Presented by Dr Michael Reid
Senior Lecturer, Geography and Planning, UNE
Thursday, May 14, 1 – 2 pm
C02 Lecture Theatre
Earth Sciences Building
Palaeoecological records from MDB billabongs show distinct patterns of ecological change following the first evidence of European settlement. Many billabongs appear to undergo rapid change during the early post-European period whereby previously abundant submerged macrophytes disappear and the billabong switches to a phytoplankton-dominated state. Other billabongs retain macrophytes through the post-European period, while still others are unstable, showing no periods of macrophyte or phytoplankton-dominance.
This basic response typology of ‘switching’ ‘stable’ and ‘unstable’ is hypothesised to reflect the interaction between underlying basin morphometry, hydrology and turbidity and the way this interaction influences the light climate of a billabong. Under this model, billabongs with relatively stable depths have the potential to exist in one of two alternative stable states of macrophyte or phytoplankton dominance. Among these billabongs, larger, deeper billabongs are more susceptible to reduced light penetration than smaller shallower billabongs because a reduction of a same magnitude in light penetration can result in the removal of a larger portion of the lake bed from the photic zone.
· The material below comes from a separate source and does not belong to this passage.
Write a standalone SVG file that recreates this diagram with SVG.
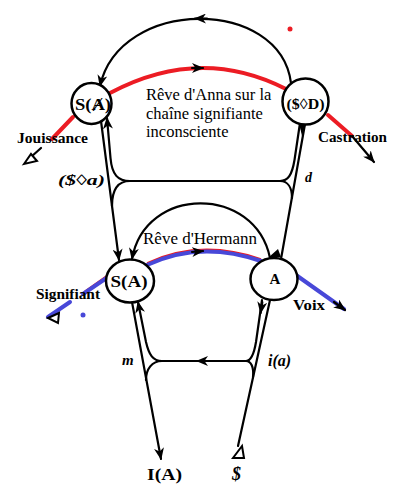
<svg xmlns="http://www.w3.org/2000/svg" width="401" height="500" viewBox="0 0 401 500">
<defs>
<marker id="ah" viewBox="0 0 12 10" refX="11" refY="5" markerWidth="12" markerHeight="10" markerUnits="userSpaceOnUse" orient="auto-start-reverse">
<path d="M0,0 L12,5 L0,10 L3.5,5 z" fill="#000"/>
</marker>
<style>
.ln{fill:none;stroke:#000;stroke-width:2.2;stroke-linecap:round}
.nd{fill:#fff;stroke:#000;stroke-width:2.5}
.lb{font-family:"Liberation Serif","DejaVu Serif",serif;font-weight:bold;fill:#000}
.it{font-family:"Liberation Serif","DejaVu Serif",serif;font-weight:bold;font-style:italic;fill:#000}
.tx{font-family:"Liberation Serif",serif;font-size:16.5px;fill:#000}
.red{fill:none;stroke:#ec1c24;stroke-width:4;stroke-linecap:round}
.rt{fill:none;stroke:#ec1c24;stroke-width:1.6}
.blue{fill:none;stroke:#4848d8;stroke-width:4;stroke-linecap:round}
.tri{fill:#fff;stroke:#000;stroke-width:2;stroke-linejoin:miter}
</style>
</defs>
<rect width="401" height="500" fill="#fff"/>
<g id="connectors">
<path class="ln" d="M 291 83 C 280 -3, 120 -3, 100 86" marker-end="url(#ah)"/>
<path class="ln" d="M 207 18.5 L 195 18.5" marker-end="url(#ah)"/>
<path class="red" d="M 110 93 Q 200 45 286 89"/>
<path class="ln" d="M 192 68 L 203 68" marker-end="url(#ah)"/>
<path class="red" d="M 73 117 L 52 139"/>
<path class="ln" d="M 41 148 L 31 157"/>
<polygon class="tri" points="24,164 31,154 37,161"/>
<path class="red" d="M 328 115 L 352 136"/>
<path class="ln" d="M 352 136 L 374 162" marker-end="url(#ah)"/>
<path class="ln" d="M 101 121 L 119 260" marker-end="url(#ah)"/>
<path class="ln" d="M 107 118 L 110.5 158 C 112 175 118 181 130 181" marker-start="url(#ah)"/>
<path class="ln" d="M 130 181 L 280 181"/>
<path class="ln" d="M 130 181 C 118 181 112 190 112 206"/>
<path class="ln" d="M 305 124 L 281 259"/>
<path class="ln" d="M 300 123 L 294.5 160 C 292 175 288 181 280 181"/>
<path class="ln" d="M 280 181 C 288 181 292 188 292 198"/>
<polygon points="299,123 306,124 302,136" fill="#000"/>
<path class="ln" d="M 270 258 C 255 185 145 185 132 259" marker-end="url(#ah)"/>
<polygon points="269,257 281,257 278,249" fill="#000"/>
<path class="rt" d="M 84 292 L 108 275"/>
<path class="blue" d="M 48 317 L 70 302"/>
<path class="blue" d="M 83 294 L 108 277"/>
<polygon class="tri" points="48,318 59,313 58,323"/>
<path class="rt" d="M 147 263 Q 200 238 261 259"/>
<path class="blue" d="M 147 265 Q 200 240 261 261"/>
<path class="ln" d="M 192 252 L 203 251" marker-end="url(#ah)"/>
<path class="blue" d="M 296 275 L 344 309"/>
<path class="ln" d="M 334 302 L 345 310" marker-end="url(#ah)"/>
<path class="ln" d="M 132 302 L 161 459" marker-end="url(#ah)"/>
<path class="ln" d="M 138 302 L 146 342 C 149 355 153 361 162 361" marker-start="url(#ah)"/>
<path class="ln" d="M 162 361 L 246 361"/>
<path class="ln" d="M 208 361 L 197 361" marker-end="url(#ah)"/>
<path class="ln" d="M 162 361 C 152 361 146 369 146 380"/>
<path class="ln" d="M 270 300 L 238 446"/>
<path class="ln" d="M 262 300 L 256 342 C 254 354 251 361 246 361"/>
<path class="ln" d="M 262.3 302 L 260.6 313" marker-end="url(#ah)"/>
<path class="ln" d="M 246 361 C 251 361 254 367 253 377"/>
<polygon class="tri" points="242,446 233,458 244,458"/>
</g>
<g id="node-SbarA">
<ellipse class="nd" cx="91.5" cy="103.5" rx="20" ry="20.5"/>
<text class="lb" x="93" y="110" font-size="16" textLength="36" lengthAdjust="spacingAndGlyphs" text-anchor="middle">S(Ⱥ)</text>
</g>
<g id="node-SD">
<circle class="nd" cx="305.5" cy="101.5" r="23"/>
<text class="lb" x="305.5" y="109" font-size="15" textLength="38" lengthAdjust="spacingAndGlyphs" text-anchor="middle">($◊D)</text>
</g>
<g id="node-SA">
<ellipse class="nd" cx="130" cy="281" rx="24" ry="21.5"/>
<text class="lb" x="129" y="287" font-size="17" textLength="37" lengthAdjust="spacingAndGlyphs" text-anchor="middle">S(A)</text>
</g>
<g id="node-A">
<ellipse class="nd" cx="274" cy="279" rx="23.5" ry="21"/>
<text class="lb" x="275" y="284" font-size="15" text-anchor="middle">A</text>
</g>
<g id="labels">
<text class="lb" x="17" y="143" font-size="15" textLength="71" lengthAdjust="spacingAndGlyphs">Jouissance</text>
<text class="lb" x="318" y="142" font-size="14.5" textLength="69" lengthAdjust="spacingAndGlyphs">Castration</text>
<text class="lb" x="36" y="299" font-size="14" textLength="64" lengthAdjust="spacingAndGlyphs">Signifiant</text>
<text class="lb" x="293" y="310" font-size="14" textLength="32" lengthAdjust="spacingAndGlyphs">Voix</text>
<text class="lb" x="147" y="480" font-size="16" textLength="35" lengthAdjust="spacingAndGlyphs">I(A)</text>
<text class="it" x="232" y="480" font-size="18">$</text>
<text class="it" x="122" y="365" font-size="15">m</text>
<text class="it" x="268" y="366" font-size="16">i(a)</text>
<text class="it" x="305" y="182" font-size="14">d</text>
<text class="it" x="58" y="185" font-size="15" textLength="47" lengthAdjust="spacingAndGlyphs">($◊a)</text>
<text class="tx" x="146" y="100">Rêve d'Anna sur la</text>
<text class="tx" x="146" y="118.5">chaîne signifiante</text>
<text class="tx" x="146" y="137">inconsciente</text>
<text class="tx" x="143" y="244" font-size="16" textLength="114" lengthAdjust="spacingAndGlyphs">Rêve d'Hermann</text>
</g>
<circle cx="290" cy="29" r="2.5" fill="#ec1c24"/>
<circle cx="83" cy="315" r="2.5" fill="#4848d8"/>
</svg>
For billabongs with less stable water depths periods of ‘stable’ macrophyte dominance do not occur because frequent drying and short wet phases mean that the billabongs do not provide stable habitat suitable for submerged macrophyte communities to develop. Similarly, whilst algae are likely to exist in the water column in such billabongs during wet phases, assemblages are dominated by taxa able to persist both in the water column and benthic habitat. Further studies are needed to test this conceptual model using information on turbidity, depth and hydrology to predict the nature of billabong responses to the introduction of agriculture and river regulation.